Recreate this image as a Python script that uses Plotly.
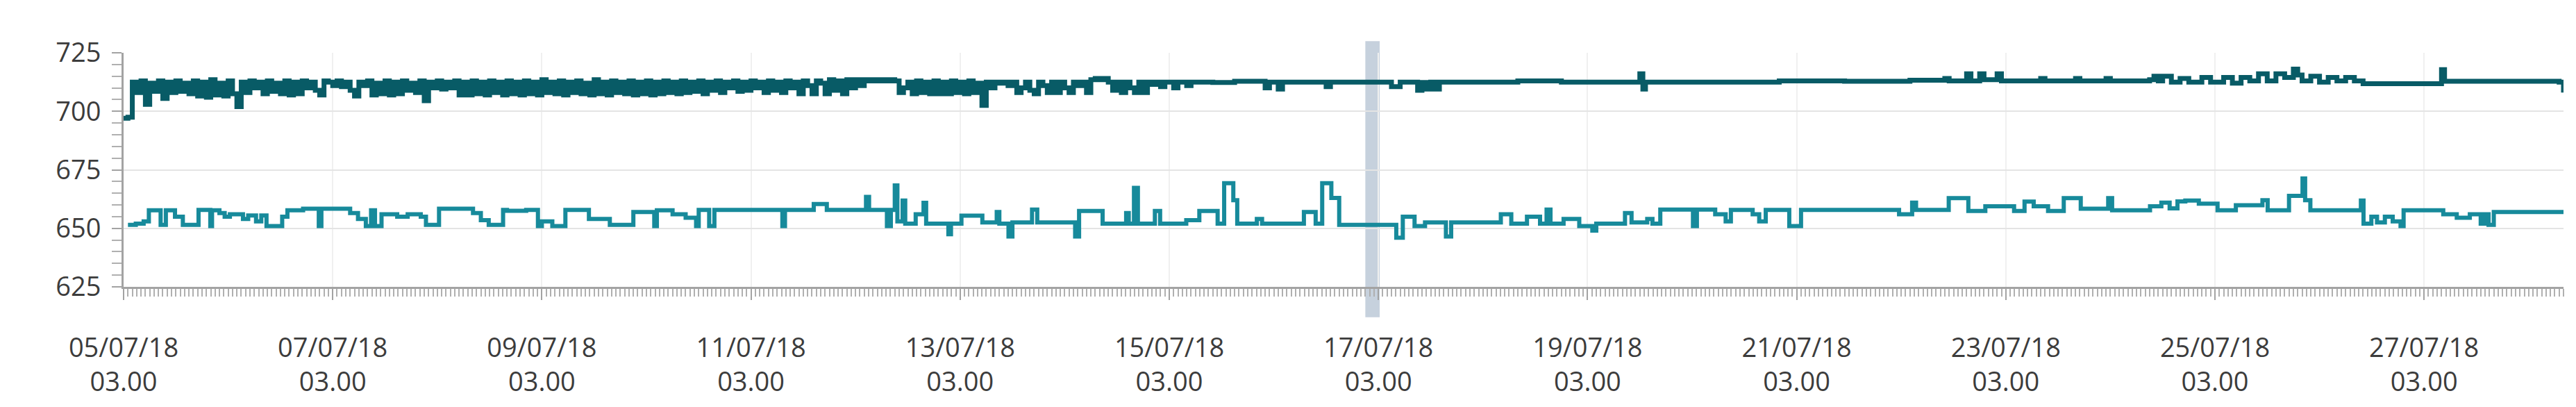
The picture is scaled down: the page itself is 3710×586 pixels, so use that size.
import pandas as pd
import plotly.graph_objects as go

start = pd.Timestamp("2018-07-05 03:00")

# Upper series (hourly readings, hours since 05/07/18 03.00)
upper_hourly_values = [
    697, 697.5, 712.5, 708, 713, 703, 712, 708.5, 713, 705.5,
    712.5, 708, 713, 708.5, 712, 707.5, 713, 706.5, 712.5, 706,
    713.5, 707, 712, 706.5, 713, 707.5, 702, 712.5, 708, 713,
    710, 712.5, 707.5, 713, 708.5, 712, 707.5, 713, 707, 712.5,
    707.5, 713, 710, 712.5, 709, 707, 713, 712.5, 711, 713,
    710.5, 712.5, 709, 706.5, 712.5, 711, 713, 707, 712, 707.5,
    713, 707, 712.5, 707.5, 713, 709, 712, 708, 713, 704.5,
    712.5, 710, 713, 709.5, 712.5, 710, 713, 707, 712.5, 707,
    713, 707.5, 712.5, 707, 713, 708, 712.5, 707, 713, 707.5,
    712.5, 707, 713, 707.5, 712.5, 707, 713.5, 708, 712.5, 707.5,
    713, 707, 712.5, 708, 713, 707.5, 712, 707, 713.5, 707.5,
    712.5, 707, 713, 708, 712.5, 707.5, 713, 707, 712.5, 707.5,
    713, 707, 712.5, 707.5, 713, 708, 712.5, 707.5, 713, 708,
    712.5, 708.5, 713, 707.5, 712.5, 709, 713, 708, 712.5, 710,
    713, 708.5, 712.5, 709, 713, 710, 712.5, 708, 713, 709,
    712.5, 708, 713, 710, 712.5, 707.5, 713, 711, 707.5, 713,
    712, 707.5, 713.5, 709, 713, 707.5, 713.5, 710, 713.5, 711,
    713.5, 713, 713.5, 713, 713.5, 713, 713.5, 713, 708, 710,
    712.5, 707.5, 713, 708, 712.5, 707.5, 713, 707.5, 712.5, 707.5,
    713, 708, 712.5, 707.5, 713, 708, 712, 702.5, 712.5, 710,
    712.5, 712, 712.5, 711, 712.5, 708, 710, 712.5, 709, 707.5,
    712.5, 711, 708, 712.5, 708, 712.5, 710, 708, 712.5, 711,
    712.5, 708, 713.5, 714, 713.5, 714, 712.5, 709, 712.5, 708,
    712.5, 710, 708, 712.5, 708, 712.5, 711.5, 712.5, 710.5, 712.5,
    712.5, 710, 712.5, 712.5, 711, 712.5,
]
upper_later_hours = [
    247, 250, 255, 262, 263, 265, 266, 276, 277, 291, 293, 297, 298, 299, 300,
    301, 302, 320, 330, 348, 348.7, 349.3, 380, 395, 410, 418, 419, 423, 424,
    426, 427, 430, 431, 440, 441, 448, 449, 455, 456, 465, 466, 467, 468, 470,
    472, 474, 477, 479, 482, 484, 486, 488, 490, 492, 494, 496, 498, 499, 500,
    502, 504, 506, 508, 510, 512, 514, 532, 532.7, 559, 560,
]
upper_later_values = [
    712.5, 712.3, 712.8, 710, 712.5, 709.5, 712.5, 710.5, 712.5, 710.5, 712.5, 709, 712.3, 709.5, 712.5,
    709.5, 712.5, 713, 712.5, 716, 709.5, 712.5, 713, 712.8, 713.3, 714, 713, 716, 713,
    716, 713.5, 716, 713, 714, 713, 714, 713, 714, 713, 713.5, 715, 713, 715, 712.5,
    714, 712.5, 714.5, 712.5, 714.5, 712, 714.5, 713, 716, 713, 716, 714.5, 718, 715.5, 713,
    715, 712.5, 714.5, 713, 714.5, 713, 711.8, 717.8, 712.8, 712.5, 708,
]

# Lower series (change points, hours since 05/07/18 03.00)
lower_hours = [
    1.0, 2.8, 4.6, 5.8, 8.5, 9.7, 11.8, 13.6, 17.2, 19.9, 20.3, 22.0, 23.2, 24.4, 27.4,
    28.6, 30.4, 31.6, 32.8, 36.4, 37.6, 41.2, 44.8, 45.4, 52.0, 53.8, 55.6, 56.8, 57.7,
    59.2, 62.8, 65.2, 68.2, 69.4, 72.4, 80.2, 82.0, 83.8, 87.1, 88.0,
    92.4, 95.1, 96.0, 98.4, 101.4, 106.8, 111.6, 117.0, 121.8, 122.4, 126.0, 129.0,
    131.4, 132.0, 134.4, 135.6, 151.2, 151.8, 158.4, 161.4, 170.4, 171.1, 175.2, 176.1,
    177.0, 177.6, 178.8, 179.4, 181.8, 183.6, 184.2,
    185.7, 189.3, 189.9, 192.3, 197.1, 200.4, 201.0, 203.1, 204.0, 208.5, 209.7, 218.4,
    219.3, 224.7, 230.1, 230.7, 231.9, 232.8, 236.7, 237.9, 243.9, 246.9, 251.1, 252.6,
    254.7, 255.6, 260.1, 261.3, 270.9, 273.6, 275.1, 277.2, 279.0,
    292.1, 293.6, 296.3, 298.7, 303.5, 304.7, 316.1, 318.5, 322.1, 325.1, 326.6, 327.5,
    330.5, 334.1, 337.1, 338.0, 344.6, 346.1, 349.7, 350.9, 352.7, 360.2, 361.1, 365.3,
    367.7, 368.9,
    373.9, 375.4, 376.9, 382.3, 385.0, 407.5, 410.5, 411.4, 418.9, 423.4, 427.3, 433.9,
    436.3, 438.4, 441.7, 445.3, 449.2, 455.5, 456.4, 465.1,
    467.7, 469.6, 471.4, 473.2, 476.3, 480.6, 484.8, 490.9, 492.1, 497.0, 500.1, 500.7,
    501.9, 513.5, 514.1, 515.9, 517.2, 519.0, 520.8, 522.6, 523.3, 532.4, 535.5, 538.5,
    541.0, 541.9, 542.8, 544.0, 560.0,
]
lower_values = [
    651.5, 652, 653, 657.7, 651.5, 657.7, 655, 651.5, 657.9, 651, 657.7, 656.5, 655, 656, 654,
    655.5, 653, 655.5, 651, 655, 657.7, 658.4, 651, 658.4, 656.5, 654, 651, 657.7, 651,
    656, 655, 656, 655, 651.5, 658.4, 656.5, 653.5, 651.5, 657.9, 657.5,
    657.9, 651, 653, 651, 657.9, 654, 651.5, 657, 651, 657.7, 656, 654.5,
    651, 657.9, 651, 657.9, 651, 657.9, 660.4, 657.9, 663.4, 657.9, 651, 657.9,
    668.3, 653, 661.9, 652, 656, 660.9, 652,
    652, 647.5, 652, 655.4, 652.5, 657, 652, 646.5, 652.5, 658, 652.5, 646.5,
    657.4, 652, 656.5, 652, 667.3, 652, 657.4, 652, 653.5, 657.4, 652, 669.3,
    662, 652, 654, 652, 657, 652, 669.3, 663, 651.5,
    646, 655, 651, 652.5, 646.5, 652.5, 656, 652, 655, 652, 658, 652,
    654, 651, 649, 652, 656.5, 652.5, 654, 652, 658, 651, 658, 656,
    653, 657.9,
    656, 653, 657.9, 651, 657.9, 656, 661, 657.9, 662.9, 657.4, 659.4, 657.4,
    661.4, 659.4, 657.4, 662.9, 658.4, 662.9, 657.7, 659.4,
    661, 658.5, 661.5, 661.9, 660.5, 657.7, 659.9, 662, 657.7, 663.9, 671.3, 662,
    657.7, 661.9, 652, 655, 652.5, 655, 653, 651, 657.7, 656, 654.5, 656,
    652, 656, 651.5, 657, 657,
]

# Highlighted interval (hours since start)
band_hours = [285.0, 288.3]

y_ticks = [625, 650, 675, 700, 725]
x_span_hours = [0, 560]

upper_hours = list(range(len(upper_hourly_values))) + upper_later_hours
upper_values = upper_hourly_values + upper_later_values


def to_time(hours):
    return [start + pd.Timedelta(hours=h) for h in hours]


fig = go.Figure()
fig.add_trace(go.Scatter(
    x=to_time(upper_hours), y=upper_values, mode="lines",
    line=dict(color="#085b66", width=7, shape="hv"), showlegend=False,
))
fig.add_trace(go.Scatter(
    x=to_time(lower_hours), y=lower_values, mode="lines",
    line=dict(color="#178a9b", width=6, shape="hv"), showlegend=False,
))

b0, b1 = to_time(band_hours)
fig.add_shape(type="rect", xref="x", yref="paper", x0=b0, x1=b1, y0=-0.13, y1=1.05,
              fillcolor="#c6d1dd", line=dict(width=0), layer="below")

font_family = "Open Sans, Noto Sans, sans-serif"
x0, x1 = to_time(x_span_hours)
fig.update_layout(
    width=3710, height=586,
    margin=dict(l=170, r=26, t=68, b=181),
    paper_bgcolor="white", plot_bgcolor="white",
    font=dict(family=font_family, size=38, color="#3c3c3c"),
)
fig.update_xaxes(
    type="date", range=[x0, x1],
    tick0=start, dtick=2 * 86400000, tickformat="%d/%m/%y<br>%H.%M",
    showgrid=True, gridcolor="#f0f0f0", gridwidth=2,
    showline=True, linecolor="#a3a3a3", linewidth=3,
    ticks="outside", ticklen=16, tickwidth=2, tickcolor="#a3a3a3",
    minor=dict(dtick=3600000, ticks="outside", ticklen=11, tickwidth=1.5,
               tickcolor="#b0b0b0", showgrid=False),
    ticklabelstandoff=36,
    tickfont=dict(size=38, color="#3c3c3c"),
    zeroline=False,
)
fig.update_yaxes(
    range=[625, 725], tickvals=y_ticks,
    showgrid=True, gridcolor="#e4e4e4", gridwidth=2,
    showline=True, linecolor="#a3a3a3", linewidth=3,
    ticks="outside", ticklen=14, tickwidth=2, tickcolor="#a3a3a3",
    minor=dict(dtick=5, tick0=625, ticks="outside", ticklen=14, tickwidth=1.5,
               tickcolor="#b0b0b0", showgrid=False),
    ticklabelstandoff=8,
    tickfont=dict(size=38, color="#3c3c3c"),
    zeroline=False,
)

fig.write_html("out.html")
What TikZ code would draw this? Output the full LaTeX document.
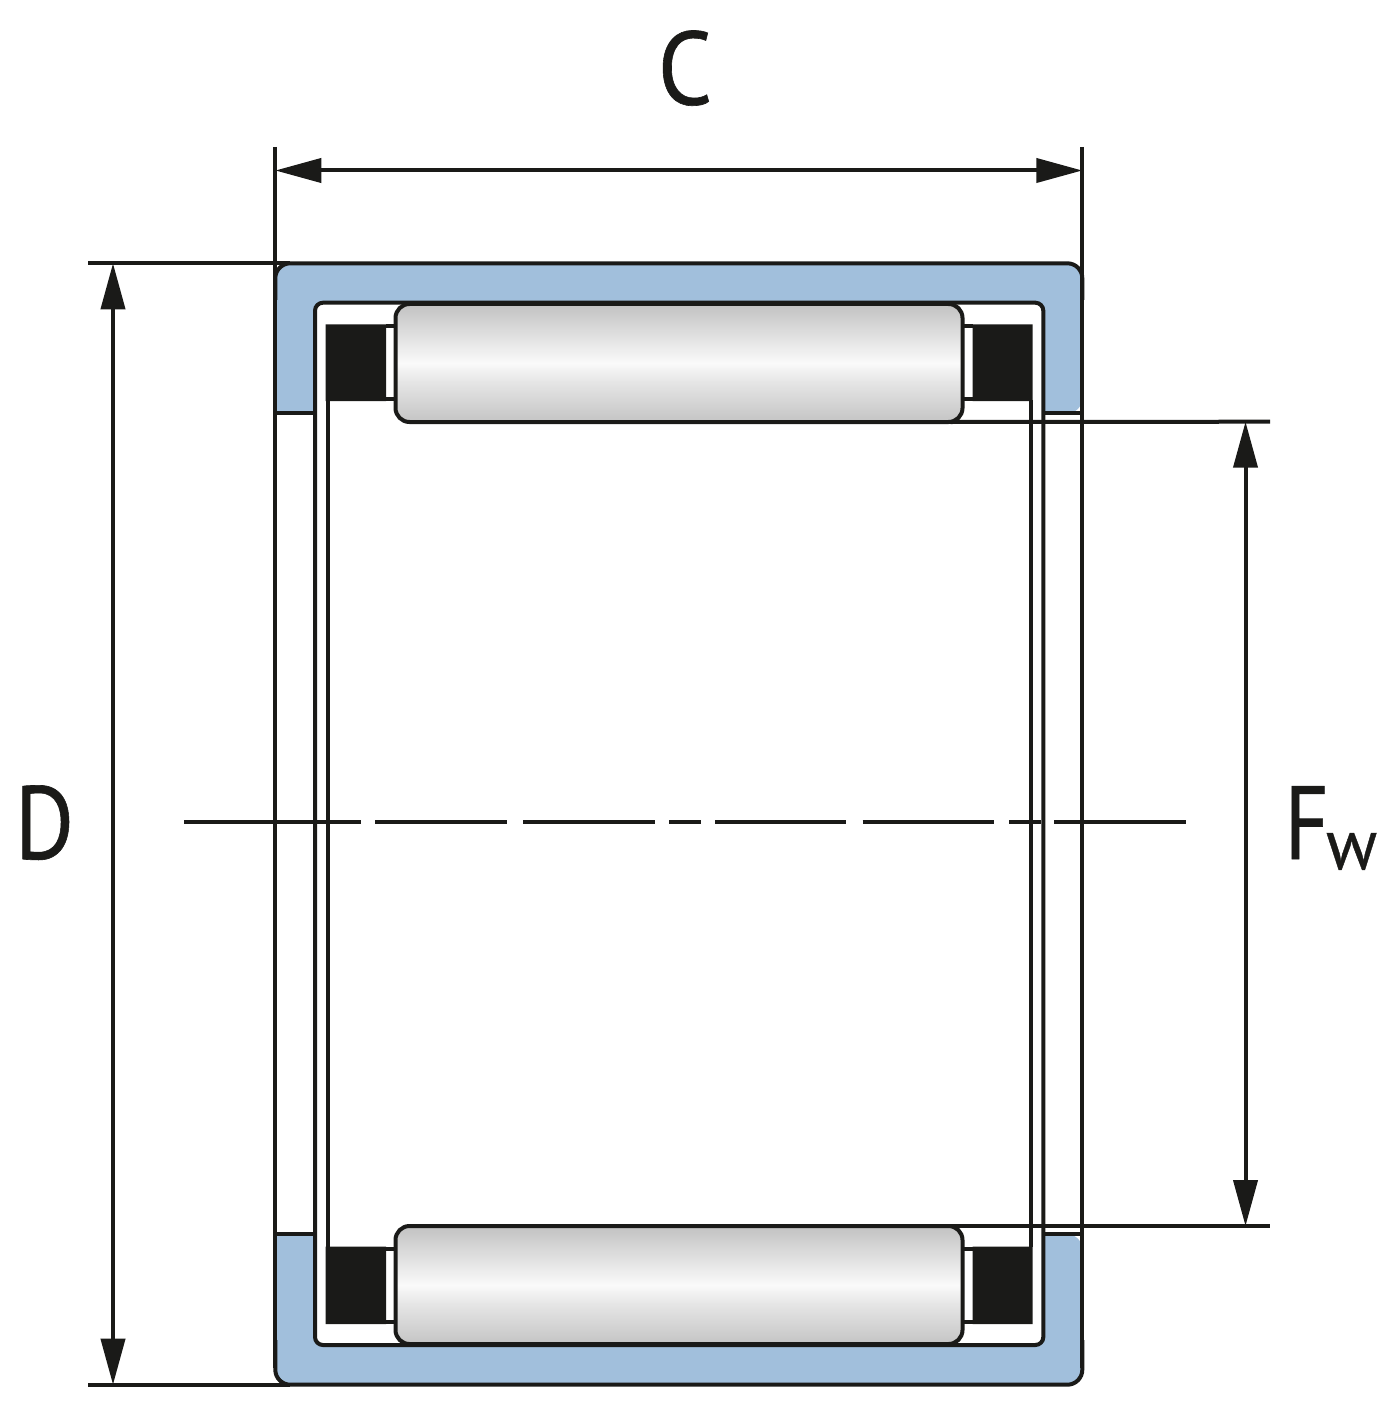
\documentclass[tikz,border=0pt]{standalone}
\usepackage{fontspec}
\setmainfont[FakeBold=0.6]{PT Sans}
\usetikzlibrary{arrows.meta}
\definecolor{ink}{HTML}{1A1A18}
\definecolor{cup}{HTML}{A1BFDC}
\pgfdeclareverticalshading{rollershade}{100bp}{%
 color(0bp)=(white!76!black); color(25bp)=(white!77!black); color(42bp)=(white!90!black);
 color(50bp)=(white!98!black); color(75bp)=(white!76!black); color(100bp)=(white!76!black)}
\tikzset{
 x=1pt,y=-1pt,
 edge/.style={draw=ink,line width=4pt},
 dimline/.style={draw=ink,line width=4pt,{Triangle[length=46pt,width=24pt]}-{Triangle[length=46pt,width=24pt]}},
 roller/.style={edge,rounded corners=14pt,shading=rollershade,minimum width=567pt,minimum height=118pt,inner sep=0pt},
 cage/.style={fill=ink,draw=none},
 label/.style={text=ink,inner sep=0pt,font=\fontsize{104}{104}\selectfont},
}
\begin{document}
\begin{tikzpicture}
\useasboundingbox (0,0) rectangle (1396,1412);
% cups
\fill[cup] [rounded corners=15pt] (275.3,413.3) -- (275.3,263.3) -- (1082.3,263.3) -- (1082.3,413.3) [sharp corners] -- (1043.3,413.3) [rounded corners=8pt] -- (1043.3,302.7) -- (315,302.7) [sharp corners] -- (315,413.3) -- cycle;
\fill[cup] [rounded corners=15pt] (275.3,1234.3) -- (275.3,1384.7) -- (1082.3,1384.7) -- (1082.3,1234.3) [sharp corners] -- (1043.3,1234.3) [rounded corners=8pt] -- (1043.3,1345) -- (315,1345) [sharp corners] -- (315,1234.3) -- cycle;
\draw[edge,rounded corners=15pt] (275.3,300) -- (275.3,263.3) -- (1082.3,263.3) -- (1082.3,300);
\draw[edge,rounded corners=15pt] (275.3,1340) -- (275.3,1384.7) -- (1082.3,1384.7) -- (1082.3,1340);
\draw[edge,rounded corners=8pt] (315,1000) -- (315,1345) -- (1043.3,1345) -- (1043.3,302.7) -- (315,302.7) -- (315,1000);
\draw[edge] (275.3,413.3) -- (315,413.3) (1043.3,413.3) -- (1082.3,413.3);
\draw[edge] (275.3,1234.3) -- (315,1234.3) (1043.3,1234.3) -- (1082.3,1234.3);
% cage
\fill[cage] (325.7,324.3) rectangle (386,401) (972.7,324.3) rectangle (1032.7,401);
\fill[cage] (325.7,1246.7) rectangle (386,1324) (972.7,1246.7) rectangle (1032.7,1324);
\draw[edge] (327.6,400) -- (327.6,1247) (1030.8,400) -- (1030.8,1247);
\draw[edge] (386,326) -- (396,326) (386,399) -- (396,399) (963,326) -- (973,326) (963,399) -- (973,399);
\draw[edge] (386,1248.5) -- (396,1248.5) (386,1321.5) -- (396,1321.5) (963,1248.5) -- (973,1248.5) (963,1321.5) -- (973,1321.5);
% rollers
\node[roller] (top) at (679,363) {};
\node[roller] (bot) at (679,1285) {};
% extension lines
\coordinate (cl) at (275.3,147);
\coordinate (cr) at (1082.3,147);
\coordinate (cl2) at (275.3,1368);
\coordinate (cr2) at (1082.3,1368);
\coordinate (dt) at (88,263.3);
\coordinate (dt2) at (290,263.3);
\coordinate (db) at (88,1384.7);
\coordinate (db2) at (290,1384.7);
\coordinate (ft) at (1270,421.7);
\coordinate (fb) at (1270,1226);
\draw[edge] (cl) -- (cl2) (cr) -- (cr2) (dt) -- (dt2) (db) -- (db2);
\draw[edge] (top.south east) ++(-14,-2) -- (ft);
\draw[edge] (bot.north east) ++(-14,2) -- (fb);
% dimensions
\coordinate (ca) at (275.3,170.5);
\coordinate (cb) at (1082.3,170.5);
\coordinate (da) at (113,263.3);
\coordinate (dbb) at (113,1384.7);
\coordinate (fa) at (1245.5,421.7);
\coordinate (fc) at (1245.5,1226);
\draw[dimline] (ca) -- (cb);
\draw[dimline] (da) -- (dbb);
\draw[dimline] (fa) -- (fc);
% centre line
\draw[edge] (184,822) -- (361,822) (375,822) -- (507,822) (523,822) -- (655,822) (669,822) -- (701,822) (715,822) -- (846,822) (862.5,822) -- (994,822) (1009,822) -- (1041,822) (1054,822) -- (1186,822);
% labels
\node[label,anchor=base,xscale=.92] (lc) at (685,104.5) {C};
\node[label,anchor=base,xscale=.87] (ld) at (44.5,859) {D};
\node[label,anchor=base west,xscale=.82] (lf) at (1284.5,859) {F};
\node[text=ink,inner sep=0pt,anchor=base west,xscale=.96,font=\fontsize{72}{72}\selectfont] (lw) at (1326,869) {w};
\end{tikzpicture}
\end{document}
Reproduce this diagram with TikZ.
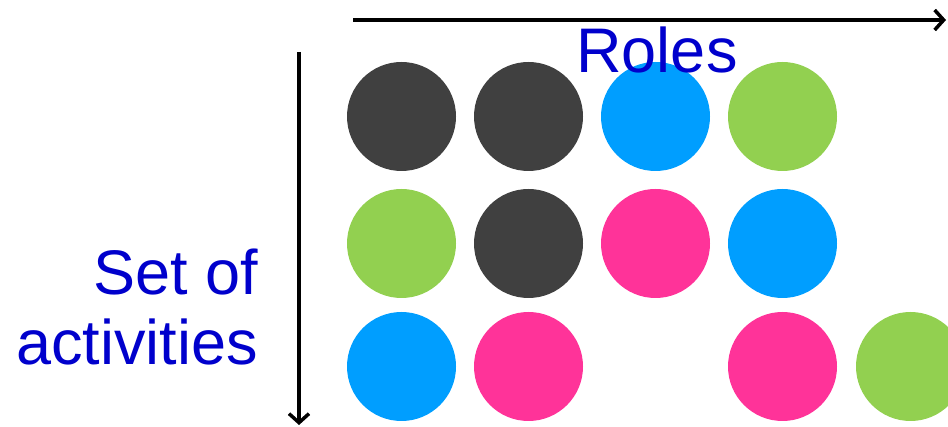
\documentclass[tikz,border=0pt]{standalone}
\usepackage{fontspec}
\setmainfont{Liberation Sans}
\usetikzlibrary{arrows.meta}
\definecolor{cdark}{HTML}{404040}
\definecolor{cblue}{HTML}{009EFF}
\definecolor{cgreen}{HTML}{92D050}
\definecolor{cpink}{HTML}{FF3399}
\definecolor{ctext}{HTML}{0000CC}
\tikzset{
  dot/.style={circle, minimum size=109pt, inner sep=0pt, draw=none, fill=#1},
  axis/.style={line width=3.5pt, -{Straight Barb[length=9pt,width=20pt,line width=3.5pt]}},
  lbl/.style={text=ctext, font=\fontsize{63}{70}\selectfont, inner sep=0pt}
}
\begin{document}
\begin{tikzpicture}[x=1pt,y=-1pt]
\useasboundingbox (0,0) rectangle (948,427);
\clip (0,0) rectangle (948,427);
% row 1
\node[dot=cdark]  (a11) at (401.5,116.5) {};
\node[dot=cdark]  (a12) at (528.5,116.5) {};
\node[dot=cblue]  (a13) at (655.5,116.5) {};
\node[dot=cgreen] (a14) at (782.5,116.5) {};
% row 2
\node[dot=cgreen] (a21) at (401.5,243.5) {};
\node[dot=cdark]  (a22) at (528.5,243.5) {};
\node[dot=cpink]  (a23) at (655.5,243.5) {};
\node[dot=cblue]  (a24) at (782.5,243.5) {};
% row 3
\node[dot=cblue]  (a31) at (401.5,366.5) {};
\node[dot=cpink]  (a32) at (528.5,366.5) {};
\node[dot=cpink]  (a34) at (782.5,366.5) {};
\node[dot=cgreen] (a35) at (910.5,366.5) {};
% axes
\coordinate (hs) at (353,20);
\coordinate (he) at (946,20);
\coordinate (vs) at (299,52);
\coordinate (ve) at (299,425);
\draw[axis] (hs) -- (he);
\draw[axis] (vs) -- (ve);
% labels
\node[lbl, anchor=base] (roles) at (657,73) {Roles};
\node[lbl, anchor=base east] (set) at (258,295) {Set of};
\node[lbl, anchor=base east] (act) at (258,365) {activities};
\end{tikzpicture}
\end{document}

What you have to do = Give again, unchanged, only the lines from the line containing "Reproduce this diagram with TikZ." to the last line of the records above. Pictures do not belong in the copy.

Worked solution =
Reproduce this diagram with TikZ.
\documentclass[tikz,border=0pt]{standalone}
\usepackage{fontspec}
\setmainfont{Liberation Sans}
\usetikzlibrary{arrows.meta}
\definecolor{cdark}{HTML}{404040}
\definecolor{cblue}{HTML}{009EFF}
\definecolor{cgreen}{HTML}{92D050}
\definecolor{cpink}{HTML}{FF3399}
\definecolor{ctext}{HTML}{0000CC}
\tikzset{
  dot/.style={circle, minimum size=109pt, inner sep=0pt, draw=none, fill=#1},
  axis/.style={line width=3.5pt, -{Straight Barb[length=9pt,width=20pt,line width=3.5pt]}},
  lbl/.style={text=ctext, font=\fontsize{63}{70}\selectfont, inner sep=0pt}
}
\begin{document}
\begin{tikzpicture}[x=1pt,y=-1pt]
\useasboundingbox (0,0) rectangle (948,427);
\clip (0,0) rectangle (948,427);
% row 1
\node[dot=cdark]  (a11) at (401.5,116.5) {};
\node[dot=cdark]  (a12) at (528.5,116.5) {};
\node[dot=cblue]  (a13) at (655.5,116.5) {};
\node[dot=cgreen] (a14) at (782.5,116.5) {};
% row 2
\node[dot=cgreen] (a21) at (401.5,243.5) {};
\node[dot=cdark]  (a22) at (528.5,243.5) {};
\node[dot=cpink]  (a23) at (655.5,243.5) {};
\node[dot=cblue]  (a24) at (782.5,243.5) {};
% row 3
\node[dot=cblue]  (a31) at (401.5,366.5) {};
\node[dot=cpink]  (a32) at (528.5,366.5) {};
\node[dot=cpink]  (a34) at (782.5,366.5) {};
\node[dot=cgreen] (a35) at (910.5,366.5) {};
% axes
\coordinate (hs) at (353,20);
\coordinate (he) at (946,20);
\coordinate (vs) at (299,52);
\coordinate (ve) at (299,425);
\draw[axis] (hs) -- (he);
\draw[axis] (vs) -- (ve);
% labels
\node[lbl, anchor=base] (roles) at (657,73) {Roles};
\node[lbl, anchor=base east] (set) at (258,295) {Set of};
\node[lbl, anchor=base east] (act) at (258,365) {activities};
\end{tikzpicture}
\end{document}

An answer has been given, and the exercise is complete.